The internet's early success occurred under regulatory ambiguity, but AI presents tail risks that markets systematically underprice. A social media algorithm that destabilizes elections imposes costs never captured in corporate profit statements. Yet central authorities cannot possess the distributed knowledge required to write effective rules for technologies they do not understand, applied to use cases they cannot foresee. The knowledge problem applies with special force to innovation regulation.

The solution lies in jurisdictional diversity with low exit costs. Multiple competing approaches allow policy learning while preserving reversibility. Estonia's framework will differ from California's, which will differ from Singapore's. This diversity enables discovery of what works without betting everything on a single regulatory architecture.
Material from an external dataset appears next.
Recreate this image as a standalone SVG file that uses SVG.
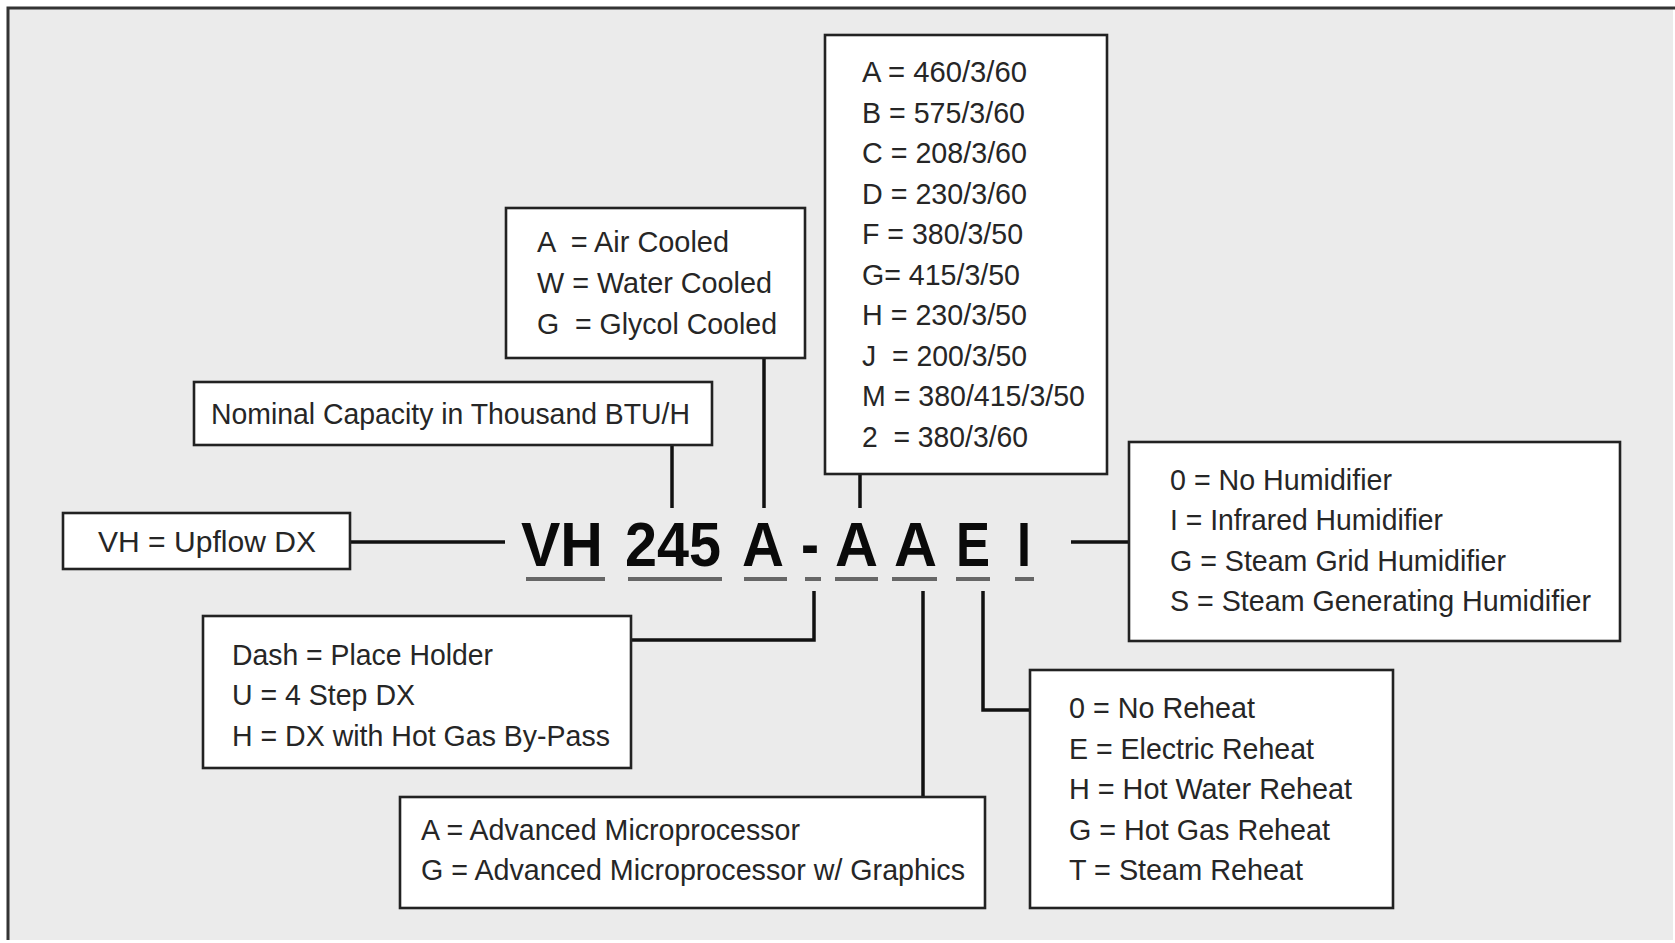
<svg xmlns="http://www.w3.org/2000/svg" width="1675" height="943" viewBox="0 0 1675 943">
<style>
.box{fill:#fff;stroke:#222;stroke-width:2.6}
.t{font-family:"Liberation Sans",Arial,sans-serif;font-size:30px;fill:#262626;white-space:pre}
.big{font-family:"Liberation Sans",Arial,sans-serif;font-size:63px;font-weight:bold;fill:#0a0a0a}
.conn{stroke:#111;stroke-width:3.5;fill:none}
.ul{stroke:#666;stroke-width:4}
</style>
<rect x="0" y="0" width="1675" height="943" fill="#fff"/>
<rect x="8" y="8" width="1665" height="932" fill="#ebebeb"/>
<path d="M8 940 V8 H1675" fill="none" stroke="#333" stroke-width="3"/>

<g id="connectors">
<path class="conn" d="M350 542 H505"/>
<path class="conn" d="M672 446 V508"/>
<path class="conn" d="M764 358 V508"/>
<path class="conn" d="M860 474 V508"/>
<path class="conn" d="M1071 542 H1129"/>
<path class="conn" d="M814 591 V640 H631"/>
<path class="conn" d="M923 591 V797"/>
<path class="conn" d="M983 591 V710 H1030"/>
</g>

<g id="code">
<text class="big" x="521" y="566" textLength="82" lengthAdjust="spacingAndGlyphs">VH</text>
<text class="big" x="625" y="566" textLength="96" lengthAdjust="spacingAndGlyphs">245</text>
<text class="big" x="742" y="566" textLength="42" lengthAdjust="spacingAndGlyphs">A</text>
<text class="big" x="801" y="566" textLength="18" lengthAdjust="spacingAndGlyphs">-</text>
<text class="big" x="835" y="566" textLength="43" lengthAdjust="spacingAndGlyphs">A</text>
<text class="big" x="894" y="566" textLength="43" lengthAdjust="spacingAndGlyphs">A</text>
<text class="big" x="956" y="566" textLength="34" lengthAdjust="spacingAndGlyphs">E</text>
<text class="big" x="1017" y="566" textLength="14" lengthAdjust="spacingAndGlyphs">I</text>
<path class="ul" d="M526 579 H605 M628 579 H722 M744 579 H787 M805 579 H821 M835 579 H878 M892 579 H937 M956 579 H990 M1015 579 H1034"/>
</g>

<g id="voltage">
<rect class="box" x="825" y="35" width="282" height="439"/>
<text class="t" x="862" y="82" textLength="165" lengthAdjust="spacingAndGlyphs">A = 460/3/60</text>
<text class="t" x="862" y="123" textLength="163" lengthAdjust="spacingAndGlyphs">B = 575/3/60</text>
<text class="t" x="862" y="163" textLength="165" lengthAdjust="spacingAndGlyphs">C = 208/3/60</text>
<text class="t" x="862" y="204" textLength="165" lengthAdjust="spacingAndGlyphs">D = 230/3/60</text>
<text class="t" x="862" y="244" textLength="161" lengthAdjust="spacingAndGlyphs">F = 380/3/50</text>
<text class="t" x="862" y="285" textLength="158" lengthAdjust="spacingAndGlyphs">G= 415/3/50</text>
<text class="t" x="862" y="325" textLength="165" lengthAdjust="spacingAndGlyphs">H = 230/3/50</text>
<text class="t" x="862" y="366" textLength="165" lengthAdjust="spacingAndGlyphs">J  = 200/3/50</text>
<text class="t" x="862" y="406" textLength="223" lengthAdjust="spacingAndGlyphs">M = 380/415/3/50</text>
<text class="t" x="862" y="447" textLength="166" lengthAdjust="spacingAndGlyphs">2  = 380/3/60</text>
</g>

<g id="cooling">
<rect class="box" x="506" y="208" width="299" height="150"/>
<text class="t" x="537" y="252" textLength="192" lengthAdjust="spacingAndGlyphs">A  = Air Cooled</text>
<text class="t" x="537" y="293" textLength="235" lengthAdjust="spacingAndGlyphs">W = Water Cooled</text>
<text class="t" x="537" y="334" textLength="240" lengthAdjust="spacingAndGlyphs">G  = Glycol Cooled</text>
</g>

<g id="capacity">
<rect class="box" x="194" y="382" width="518" height="63"/>
<text class="t" x="211" y="424" textLength="479" lengthAdjust="spacingAndGlyphs">Nominal Capacity in Thousand BTU/H</text>
</g>

<g id="model">
<rect class="box" x="63" y="513" width="287" height="56"/>
<text class="t" x="98" y="552" textLength="218" lengthAdjust="spacingAndGlyphs">VH = Upflow DX</text>
</g>

<g id="humidifier">
<rect class="box" x="1129" y="442" width="491" height="199"/>
<text class="t" x="1170" y="490" textLength="222" lengthAdjust="spacingAndGlyphs">0 = No Humidifier</text>
<text class="t" x="1170" y="530" textLength="273" lengthAdjust="spacingAndGlyphs">I = Infrared Humidifier</text>
<text class="t" x="1170" y="571" textLength="336" lengthAdjust="spacingAndGlyphs">G = Steam Grid Humidifier</text>
<text class="t" x="1170" y="611" textLength="421" lengthAdjust="spacingAndGlyphs">S = Steam Generating Humidifier</text>
</g>

<g id="compressor">
<rect class="box" x="203" y="616" width="428" height="152"/>
<text class="t" x="232" y="665" textLength="261" lengthAdjust="spacingAndGlyphs">Dash = Place Holder</text>
<text class="t" x="232" y="705" textLength="183" lengthAdjust="spacingAndGlyphs">U = 4 Step DX</text>
<text class="t" x="232" y="746" textLength="378" lengthAdjust="spacingAndGlyphs">H = DX with Hot Gas By-Pass</text>
</g>

<g id="controls">
<rect class="box" x="400" y="797" width="585" height="111"/>
<text class="t" x="421" y="840" textLength="379" lengthAdjust="spacingAndGlyphs">A = Advanced Microprocessor</text>
<text class="t" x="421" y="880" textLength="544" lengthAdjust="spacingAndGlyphs">G = Advanced Microprocessor w/ Graphics</text>
</g>

<g id="reheat">
<rect class="box" x="1030" y="670" width="363" height="238"/>
<text class="t" x="1069" y="718" textLength="186" lengthAdjust="spacingAndGlyphs">0 = No Reheat</text>
<text class="t" x="1069" y="759" textLength="245" lengthAdjust="spacingAndGlyphs">E = Electric Reheat</text>
<text class="t" x="1069" y="799" textLength="283" lengthAdjust="spacingAndGlyphs">H = Hot Water Reheat</text>
<text class="t" x="1069" y="840" textLength="261" lengthAdjust="spacingAndGlyphs">G = Hot Gas Reheat</text>
<text class="t" x="1069" y="880" textLength="234" lengthAdjust="spacingAndGlyphs">T = Steam Reheat</text>
</g>
</svg>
2. How each member frames it

Lee Kuan Yew sees regulatory competition as the mechanism that separates competent institutions from good intentions. Markets punish weak enforcement faster than they reward liberal policies.

Elinor Ostrom reframes the challenge through polycentric governance. Complex systems require overlapping authorities with clear boundaries, not single hierarchical frameworks that guarantee either capture or paralysis.

Friedrich Hayek views any comprehensive AI regulation as a knowledge problem. Central authorities cannot anticipate the discoveries that drive innovation or the risks that emerge from unforeseeable applications.

John Maynard Keynes emphasizes genuine uncertainty about AI impacts. Under such conditions, policy should insure against worst-case scenarios rather than optimize for expected outcomes.

Albert Hirschman champions regulatory ambiguity as productive ignorance. Initial uncertainty allows experimentation that would be impossible under rigid frameworks designed for imaginary perfect foresight.

3. Where the council agrees

The most surprising convergence appears around regulatory uncertainty itself. Even Hayek acknowledges that unclear rules can be worse than imperfect ones, while Hirschman argues that some ambiguity enables beneficial experimentation. All members agree that single comprehensive frameworks will either paralyze innovation or miss genuine risks.

They converge on the superiority of multiple experimental approaches over unified global standards. Singapore's success with financial services regulation came from adapting international frameworks to local institutional capacity, not from wholesale adoption. The same principle applies to AI: effective governance requires matching regulatory ambition to enforcement capability.

The council also agrees that exit options prevent regulatory capture and enable policy learning. Jurisdictions that over-regulate will lose investment and talent. Those that under-regulate will face crises they cannot manage. This competitive pressure improves regulatory quality more reliably than technocratic design.

Finally, they accept that innovation speed and safety margins cannot both be maximized simultaneously. The trade-off is real, and different jurisdictions will reasonably choose different points on this spectrum.

4. What would change this verdict

Evidence that AI development creates irreversible global risks requiring coordinated intervention would strengthen the case for comprehensive frameworks. Discovery that regulatory competition produces a race to the bottom rather than learning would favor harmonization efforts.